Aurions-nous voulu que notre repas d'aujourd'hui offre le plus grand contraste possible avec celui d'hier, nous n'aurions pas pu mieux choisir. Après une grasse matinée bien méritée, j'ai convaincu Azur de se priver des délices routinières du buffet du bord pour parcourir les cinq cents mètres qui nous séparent de l'Avenida Alameda Apocada et du restaurant Balandro, réputé l'un des meilleurs de Cadix. À bon droit, on va le voir.
Une charmante maître(sse?) d'hôtel nous installe avec cérémonie dans des fauteuils d'osier, devant une table ronde qui fait face aux flots pure turquoise de la baie. Ça démarre plutôt bien.

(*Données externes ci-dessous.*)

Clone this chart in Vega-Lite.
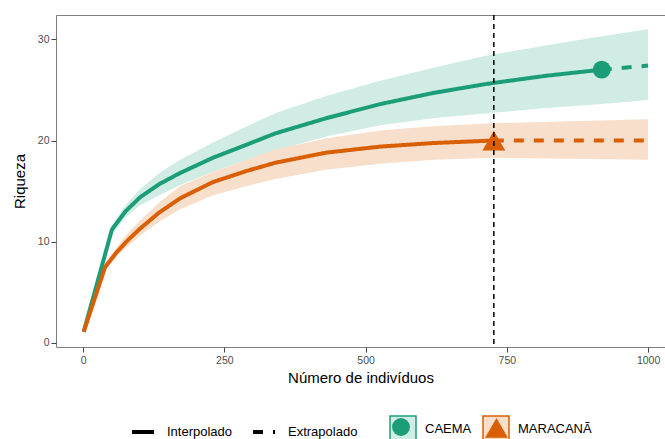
{
  "$schema": "https://vega.github.io/schema/vega-lite/v6.json",
  "width": 609,
  "height": 332,
  "autosize": {"type": "none"},
  "padding": {"left": 56, "top": 15, "right": 0, "bottom": 92},
  "background": "white",
  "config": {
    "font": "Liberation Sans",
    "view": {"stroke": "#7f7f7f", "strokeWidth": 1},
    "axis": {
      "grid": false,
      "domain": false,
      "tickColor": "#444444",
      "tickSize": 5,
      "labelColor": "#4d4d4d",
      "labelFontSize": 10.5,
      "labelFont": "Liberation Sans",
      "titleFont": "Liberation Sans",
      "titleFontSize": 15,
      "titleFontWeight": "normal",
      "titleColor": "#000000"
    },
    "legend": {"labelFontSize": 13, "labelColor": "#000000", "labelFont": "Liberation Sans"}
  },
  "datasets": {
    "curves": [
      {"site": "CAEMA", "method": "Interpolado", "n": 1, "S": 1.1, "lo": 1.1, "hi": 1.1},
      {"site": "CAEMA", "method": "Interpolado", "n": 51, "S": 11.2, "lo": 10.75, "hi": 11.65},
      {"site": "CAEMA", "method": "Interpolado", "n": 75, "S": 13.0, "lo": 12.4, "hi": 13.6},
      {"site": "CAEMA", "method": "Interpolado", "n": 101, "S": 14.4, "lo": 13.6, "hi": 15.2},
      {"site": "CAEMA", "method": "Interpolado", "n": 135, "S": 15.7, "lo": 14.6, "hi": 16.8},
      {"site": "CAEMA", "method": "Interpolado", "n": 172, "S": 16.8, "lo": 15.6, "hi": 18.1},
      {"site": "CAEMA", "method": "Interpolado", "n": 230, "S": 18.3, "lo": 16.9, "hi": 19.8},
      {"site": "CAEMA", "method": "Interpolado", "n": 290, "S": 19.6, "lo": 18.1, "hi": 21.4},
      {"site": "CAEMA", "method": "Interpolado", "n": 340, "S": 20.7, "lo": 19.0, "hi": 22.7},
      {"site": "CAEMA", "method": "Interpolado", "n": 430, "S": 22.2, "lo": 20.4, "hi": 24.4},
      {"site": "CAEMA", "method": "Interpolado", "n": 526, "S": 23.6, "lo": 21.5, "hi": 25.9},
      {"site": "CAEMA", "method": "Interpolado", "n": 620, "S": 24.7, "lo": 22.2, "hi": 27.2},
      {"site": "CAEMA", "method": "Interpolado", "n": 715, "S": 25.6, "lo": 22.7, "hi": 28.4},
      {"site": "CAEMA", "method": "Interpolado", "n": 820, "S": 26.4, "lo": 23.2, "hi": 29.4},
      {"site": "CAEMA", "method": "Interpolado", "n": 918, "S": 27.0, "lo": 23.6, "hi": 30.3},
      {"site": "CAEMA", "method": "Extrapolado", "n": 918, "S": 27.0, "lo": 23.6, "hi": 30.3},
      {"site": "CAEMA", "method": "Extrapolado", "n": 1000, "S": 27.4, "lo": 24.0, "hi": 31.0},
      {"site": "MARACANÃ", "method": "Interpolado", "n": 1, "S": 1.1, "lo": 1.1, "hi": 1.1},
      {"site": "MARACANÃ", "method": "Interpolado", "n": 39, "S": 7.5, "lo": 7.2, "hi": 7.9},
      {"site": "MARACANÃ", "method": "Interpolado", "n": 60, "S": 9.0, "lo": 8.6, "hi": 9.5},
      {"site": "MARACANÃ", "method": "Interpolado", "n": 80, "S": 10.2, "lo": 9.6, "hi": 10.9},
      {"site": "MARACANÃ", "method": "Interpolado", "n": 101, "S": 11.3, "lo": 10.6, "hi": 12.1},
      {"site": "MARACANÃ", "method": "Interpolado", "n": 135, "S": 12.9, "lo": 12.0, "hi": 13.9},
      {"site": "MARACANÃ", "method": "Interpolado", "n": 172, "S": 14.3, "lo": 13.2, "hi": 15.5},
      {"site": "MARACANÃ", "method": "Interpolado", "n": 230, "S": 15.9, "lo": 14.6, "hi": 16.9},
      {"site": "MARACANÃ", "method": "Interpolado", "n": 290, "S": 17.0, "lo": 15.5, "hi": 18.1},
      {"site": "MARACANÃ", "method": "Interpolado", "n": 340, "S": 17.8, "lo": 16.2, "hi": 19.1},
      {"site": "MARACANÃ", "method": "Interpolado", "n": 430, "S": 18.8, "lo": 17.1, "hi": 20.2},
      {"site": "MARACANÃ", "method": "Interpolado", "n": 526, "S": 19.4, "lo": 17.7, "hi": 21.0},
      {"site": "MARACANÃ", "method": "Interpolado", "n": 620, "S": 19.75, "lo": 18.1, "hi": 21.4},
      {"site": "MARACANÃ", "method": "Interpolado", "n": 727, "S": 20.0, "lo": 18.3, "hi": 21.7},
      {"site": "MARACANÃ", "method": "Extrapolado", "n": 727, "S": 20.0, "lo": 18.3, "hi": 21.7},
      {"site": "MARACANÃ", "method": "Extrapolado", "n": 860, "S": 20.0, "lo": 18.2, "hi": 21.9},
      {"site": "MARACANÃ", "method": "Extrapolado", "n": 1000, "S": 20.0, "lo": 18.1, "hi": 22.1}
    ],
    "observed": [
      {"local": "CAEMA", "n": 918, "S": 27.0},
      {"local": "MARACANÃ", "n": 727, "S": 20.0}
    ],
    "ref": [{"n": 727}]
  },
  "layer": [
    {
      "data": {"name": "curves"},
      "mark": {"type": "area", "opacity": 1},
      "encoding": {
        "x": {
          "field": "n", "type": "quantitative",
          "scale": {"domain": [-48, 1030], "nice": false, "zero": false},
          "axis": {"values": [0, 250, 500, 750, 1000], "format": "d", "title": "Número de indivíduos", "labelPadding": 3, "titlePadding": 5}
        },
        "y": {
          "field": "lo", "type": "quantitative",
          "scale": {"domain": [-0.4, 32.4], "nice": false, "zero": false},
          "axis": {"values": [0, 10, 20, 30], "title": "Riqueza", "labelPadding": 2, "titlePadding": 10}
        },
        "y2": {"field": "hi"},
        "fill": {
          "field": "site", "type": "nominal",
          "scale": {"range": ["#D1ECE4", "#F7DFCC"]},
          "legend": {
            "title": null, "orient": "none", "legendX": 333, "legendY": 400,
            "direction": "horizontal", "symbolType": "square", "symbolSize": 676,
            "symbolOpacity": 1, "symbolStrokeWidth": 1.5,
            "labelOffset": 8, "columnPadding": 8
          }
        }
      }
    },
    {
      "data": {"name": "curves"},
      "mark": {"type": "line", "strokeWidth": 4, "strokeCap": "butt"},
      "encoding": {
        "x": {"field": "n", "type": "quantitative", "title": "Número de indivíduos"},
        "y": {"field": "S", "type": "quantitative", "title": "Riqueza"},
        "stroke": {
          "field": "site", "type": "nominal",
          "scale": {"range": ["#1B9E77", "#D95F02"]},
          "legend": {
            "title": null, "orient": "none", "legendX": 333, "legendY": 400,
            "direction": "horizontal", "symbolType": "square", "symbolSize": 676,
            "symbolOpacity": 1, "symbolStrokeWidth": 1.5,
            "labelOffset": 8, "columnPadding": 8
          }
        },
        "strokeDash": {
          "field": "method", "type": "nominal",
          "scale": {"domain": ["Interpolado", "Extrapolado"], "range": [[1, 0], [10, 10]]},
          "legend": {
            "title": null, "orient": "none", "legendX": 74, "legendY": 404,
            "direction": "horizontal", "symbolType": "stroke", "symbolSize": 484,
            "symbolStrokeWidth": 4, "symbolStrokeColor": "#000000",
            "labelOffset": 11, "columnPadding": 12
          }
        }
      }
    },
    {
      "data": {"name": "observed"},
      "mark": {"type": "point", "filled": true, "opacity": 1},
      "encoding": {
        "x": {"field": "n", "type": "quantitative", "title": "Número de indivíduos"},
        "y": {"field": "S", "type": "quantitative", "title": "Riqueza"},
        "color": {
          "field": "local", "type": "nominal",
          "scale": {"range": ["#1B9E77", "#D95F02"]},
          "legend": {
            "title": null, "orient": "none", "legendX": 335, "legendY": 400,
            "direction": "horizontal", "symbolSize": 600, "symbolOpacity": 1, "symbolStrokeWidth": 1.5,
            "labelOffset": 8, "columnPadding": 63, "labelExpr": "''", "zindex": 2
          }
        },
        "size": {"field": "local", "type": "ordinal", "scale": {"range": [320, 520]}, "legend": null},
        "shape": {
          "field": "local", "type": "nominal",
          "scale": {"range": ["circle", "triangle-up"]},
          "legend": {
            "title": null, "orient": "none", "legendX": 335, "legendY": 400,
            "direction": "horizontal", "symbolSize": 600, "symbolOpacity": 1, "symbolStrokeWidth": 1.5,
            "labelOffset": 8, "columnPadding": 63, "labelExpr": "''", "zindex": 2
          }
        }
      }
    },
    {
      "data": {"name": "ref"},
      "mark": {"type": "rule", "strokeDash": [5, 4], "strokeWidth": 1.5, "color": "#000000"},
      "encoding": {
        "x": {"field": "n", "type": "quantitative", "title": "Número de indivíduos"}
      }
    }
  ]
}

Comme par magie surgissent deux verres de xérès amontillado plus sec que prévu mais insidieusement parfumé, avec un amuse-gueule si simple que sa description ne saurait même en suggérer le goût délicieux: des pommes de terre légèrement sautées, froides, couvertes de persil frais et assaisonnées d'un hachis de thon à l'huile, d'oignon cru et d'oeuf dur. Nous avons dû nous retenir d'en redemander.
L'entrée (à partager) est l'inévitable jambon "bellotta" fondant, tranché mince au point d'être translucide et accompagné au choix de melon blanc ou de pain-beurre. Le gigantesque plateau qu'on nous sert occupe une bonne moitié de la table, amplement suffisant même pour des appétits comme les nôtres.
Azur hérite ensuite d'une montagne de poitrine de poulet tendre, farcie de jambon haché et nappée de fromage manchego bien mûr, dont elle devra laisser près de la moitié. Moi, je dois affronter un magret de canard caramélisé tranché mince, accompagné de trois gelées (pommettes, groseilles et menthe?) et de patates légèrement sautées à l'huile d'olive. La serveuse nous a choisi un vin de pays (Moncloa 2006, inconnu jusqu'ici) souple et savoureux.
Patatras pour Azur! Pas de chocolat à la carte des desserts. Plus audacieux, je me risque sur une glace au nougat local arrosée d'un caramel de vin pedro ximenès et truffée de grains secs du même raisin. Azur prend une petite cuillerée dans mon assiette, ouvre les yeux tout grands et fait un frénétique sémaphore à la serveuse: "Mi tambien!" Un délice sans nom...
C'est sur un petit nuage que nous parcourons les quatre ou cinq coins de rue qui nous séparent de l'embarcadère, même lestés comme nous le sommes de deux fioles de xérès et autant de coñac acquises dans une cueva voisine -- on n'est jamais trop prudent!
(Note à ma nièce: ce chapitre est dédié spécifiquement à ceux qui pensent que le blogue est trop gourmand.)